According to W. E. Vine’s Expository Dictionary of New Testament Words, a hireling, as used in John 10: 12-13, “expresses, not only one who has no real interest in his duty, but one who is unfaithful in the discharge of it; that sense attaches always to the word rendered ‘hireling’.”
Jesus’ statement in this passage is as follows:
He that is a hireling, and not a shepherd, whose own the sheep are not, beholdeth the wolf coming, and leaveth the sheep, and fleeth, and the wolf snatcheth them, and scattereth them: he fleeth because he is a hireling and careth not for the sheep” (John 10:12-13).
Let’s talk about preachers first. In my 30 years as a gospel preacher, I have viewed with fear the temptation to become a “hireling” in the Lord’s work. It is always easier to yield to the powers that be within a congregation than it is to take a firm and strong stand for the truth on each and every issue that faces a local church. A man who will compromise his God-given responsibility of being faithful to the trust that he has received of God will suffer a guilty conscience (if his conscience is still sensitive), and will suffer the loss of respect of his fellow Christians, and this is not the worst thing–he also incurs the wrath of God upon himself for being unfaithful in his “preaching of the word.”
A man who works in the Lord’s kingdom as a preacher of the gospel or as an elder of the church must be one who has “counted the cost” and has properly concluded concerning the responsibility he must assume in the great task of leading the Lord’s church.
Any man who works as a gospel preacher who is primarily interested in pleasing all other men (even those outside the church, and including the worldly and unfaithful within the church) even to the compromise of his teaching and life for the Lord, is a hireling! Often there are those who occupy pulpits who are willing to stop their own mouths–or allow someone else to silence their voices by the mere suggestion of the ones in “authority”, even when the matter under consideration is a matter that the Lord has given clear and plain truth teaching regarding. A man who will refuse to confront sin with sincere and strong rebuke (even if it involves the elders of the church, see I Timothy 5:20) is a hireling preacher–not God’s man! This man serves his own belly.

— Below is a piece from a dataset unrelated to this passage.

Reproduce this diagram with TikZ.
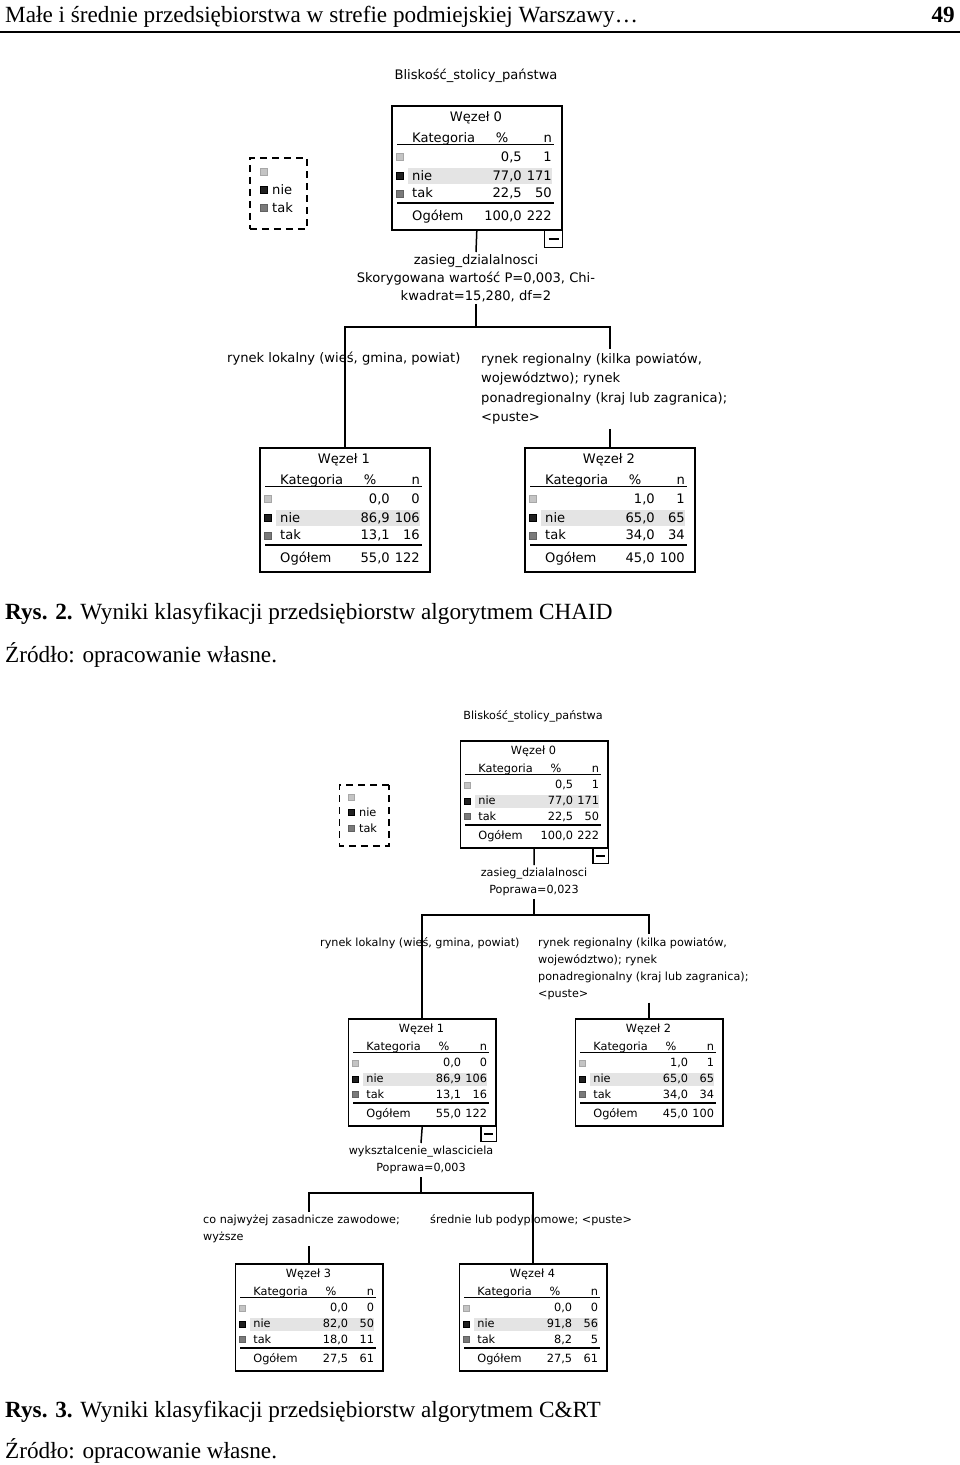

He stands judged by God’s present law as a hireling!
Elders of the church who are unwilling to stand squarely on biblical principles in dealing with church matters are also “hirelings.” Although they may not receive money for their “work,” often they remain the hirelings because they receive what they value more than money–the praise of men and the feeling of power and/or importance.
Brother Guy N. Woods has this comment in his Commentary on the Gospel of John, page 211:
Individual and organizations abound which prey on people in the name of religion whose sole purpose is the personal profit they derive. And, the church today is not without those who feel no obligation to defend the truth against false teachers and godless philosophies and who flee at the first approach of such in their congregations because they love the “peace’ and tranquility they enjoy, being in perfect harmony with denominational bodies round about. All who thus do, whether elders, preachers, prominent members or obscure ones, are hirelings in the sense our Lord used the word in this allegory.
Any eldership that bends its decisions to the will of a few in the membership while knowing that those decisions are against true Bible teaching is a hireling eldership and will not escape the wrath of God, and will not long delude honest and good Christians.
How important it is for us to be faithful to God’s law–come what may! If the Lord is our helper, why should we fear what men may do to us, or say about us?